START GIVEN MATERIAL

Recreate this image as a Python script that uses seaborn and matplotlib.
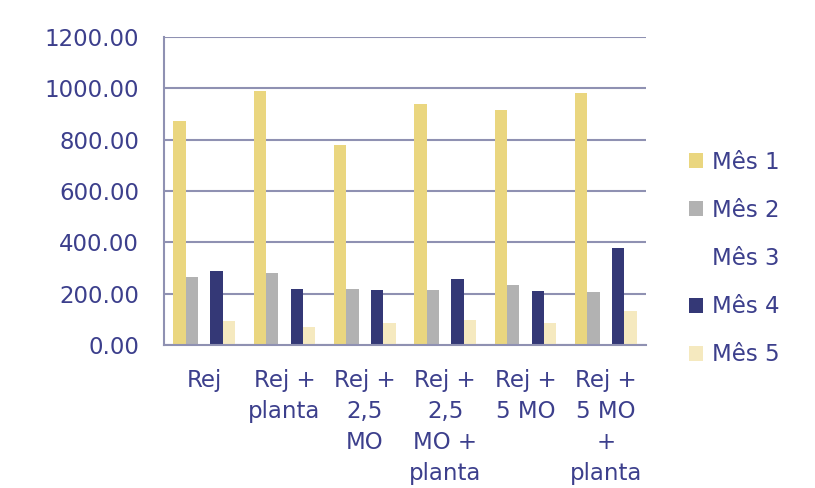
import matplotlib
matplotlib.use("Agg")
import matplotlib.pyplot as plt
import seaborn as sns
import pandas as pd
from matplotlib.patches import Patch

categories = ["Rej", "Rej +\nplanta", "Rej +\n2,5\nMO", "Rej +\n2,5\nMO +\nplanta",
              "Rej +\n5 MO", "Rej +\n5 MO\n+\nplanta"]
series_names = ["Mês 1", "Mês 2", "Mês 3", "Mês 4", "Mês 5"]
mes1 = [871, 988, 778, 938, 914, 983]
mes2 = [265, 281, 219, 215, 235, 205]
mes3 = [250, 240, 230, 245, 235, 255]
mes4 = [287, 219, 215, 257, 209, 379]
mes5 = [92, 69, 84, 97, 84, 131]
y_ticks = [0, 200, 400, 600, 800, 1000, 1200]

colors = ["#EAD67F", "#B2B2B2", "#FFFFFF", "#343876", "#F5E9BF"]
text_color = "#3C3F8C"
axis_color = "#8F91B2"

rows = []
for name, vals in zip(series_names, [mes1, mes2, mes3, mes4, mes5]):
    for c, v in zip(categories, vals):
        rows.append({"grupo": c, "mes": name, "valor": v})
df = pd.DataFrame(rows)

sns.set_style("white")
plt.rcParams["font.family"] = ["DejaVu Sans"]

fig = plt.figure(figsize=(8.15, 4.88), dpi=100)
ax = fig.add_axes([164/815, 1-345/488, (646-164)/815, (345-37)/488])
ax.set_axisbelow(True)
sns.barplot(data=df, x="grupo", y="valor", hue="mes", order=categories,
            hue_order=series_names, palette=colors, width=0.77, gap=0,
            dodge=True, saturation=1, ax=ax, legend=False, linewidth=0,
            errorbar=None)

ax.set_xlim(-0.5, 5.5)
ax.set_ylim(0, 1200)
ax.set_yticks(y_ticks)
ax.set_yticklabels([f"{v:.2f}" for v in y_ticks])
ax.yaxis.grid(True, color=axis_color, linewidth=1.5)
ax.set_xlabel("")
ax.set_ylabel("")

ax.set_xticks([i - 0.5 for i in range(7)])
ax.set_xticklabels([])
ax.set_xticks(range(6), minor=True)
ax.set_xticklabels(categories, minor=True, color=text_color, fontsize=16.5,
                   linespacing=1.44, va="top", ha="center", multialignment="center")
ax.tick_params(axis="x", which="minor", length=0, pad=17.5)
ax.tick_params(axis="x", which="major", length=7, width=1.5, color=axis_color, direction="out")
ax.tick_params(axis="y", length=9, width=1.5, color=axis_color, direction="out",
               labelcolor=text_color, labelsize=16.5, pad=9)

for s in ["top", "right"]:
    ax.spines[s].set_visible(False)
for s in ["left", "bottom"]:
    ax.spines[s].set_color(axis_color)
    ax.spines[s].set_linewidth(1.5)

handles = [Patch(facecolor=c, edgecolor="none") for c in colors]
leg = fig.legend(handles, series_names, loc="upper left",
                 bbox_to_anchor=(668/815, 1-130/488), frameon=False,
                 handlelength=0.62, handleheight=0.62, handletextpad=0.4,
                 labelspacing=1.1, fontsize=16.5, labelcolor=text_color)

fig.savefig("out.png", dpi=100, facecolor="white")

END GIVEN MATERIAL

# AIM OF THE TASK:
Give every line back word for word and leave the pictures out.

# SOLUTION:
Recreate this image as a Python script that uses seaborn and matplotlib.
import matplotlib
matplotlib.use("Agg")
import matplotlib.pyplot as plt
import seaborn as sns
import pandas as pd
from matplotlib.patches import Patch

categories = ["Rej", "Rej +\nplanta", "Rej +\n2,5\nMO", "Rej +\n2,5\nMO +\nplanta",
              "Rej +\n5 MO", "Rej +\n5 MO\n+\nplanta"]
series_names = ["Mês 1", "Mês 2", "Mês 3", "Mês 4", "Mês 5"]
mes1 = [871, 988, 778, 938, 914, 983]
mes2 = [265, 281, 219, 215, 235, 205]
mes3 = [250, 240, 230, 245, 235, 255]
mes4 = [287, 219, 215, 257, 209, 379]
mes5 = [92, 69, 84, 97, 84, 131]
y_ticks = [0, 200, 400, 600, 800, 1000, 1200]

colors = ["#EAD67F", "#B2B2B2", "#FFFFFF", "#343876", "#F5E9BF"]
text_color = "#3C3F8C"
axis_color = "#8F91B2"

rows = []
for name, vals in zip(series_names, [mes1, mes2, mes3, mes4, mes5]):
    for c, v in zip(categories, vals):
        rows.append({"grupo": c, "mes": name, "valor": v})
df = pd.DataFrame(rows)

sns.set_style("white")
plt.rcParams["font.family"] = ["DejaVu Sans"]

fig = plt.figure(figsize=(8.15, 4.88), dpi=100)
ax = fig.add_axes([164/815, 1-345/488, (646-164)/815, (345-37)/488])
ax.set_axisbelow(True)
sns.barplot(data=df, x="grupo", y="valor", hue="mes", order=categories,
            hue_order=series_names, palette=colors, width=0.77, gap=0,
            dodge=True, saturation=1, ax=ax, legend=False, linewidth=0,
            errorbar=None)

ax.set_xlim(-0.5, 5.5)
ax.set_ylim(0, 1200)
ax.set_yticks(y_ticks)
ax.set_yticklabels([f"{v:.2f}" for v in y_ticks])
ax.yaxis.grid(True, color=axis_color, linewidth=1.5)
ax.set_xlabel("")
ax.set_ylabel("")

ax.set_xticks([i - 0.5 for i in range(7)])
ax.set_xticklabels([])
ax.set_xticks(range(6), minor=True)
ax.set_xticklabels(categories, minor=True, color=text_color, fontsize=16.5,
                   linespacing=1.44, va="top", ha="center", multialignment="center")
ax.tick_params(axis="x", which="minor", length=0, pad=17.5)
ax.tick_params(axis="x", which="major", length=7, width=1.5, color=axis_color, direction="out")
ax.tick_params(axis="y", length=9, width=1.5, color=axis_color, direction="out",
               labelcolor=text_color, labelsize=16.5, pad=9)

for s in ["top", "right"]:
    ax.spines[s].set_visible(False)
for s in ["left", "bottom"]:
    ax.spines[s].set_color(axis_color)
    ax.spines[s].set_linewidth(1.5)

handles = [Patch(facecolor=c, edgecolor="none") for c in colors]
leg = fig.legend(handles, series_names, loc="upper left",
                 bbox_to_anchor=(668/815, 1-130/488), frameon=False,
                 handlelength=0.62, handleheight=0.62, handletextpad=0.4,
                 labelspacing=1.1, fontsize=16.5, labelcolor=text_color)

fig.savefig("out.png", dpi=100, facecolor="white")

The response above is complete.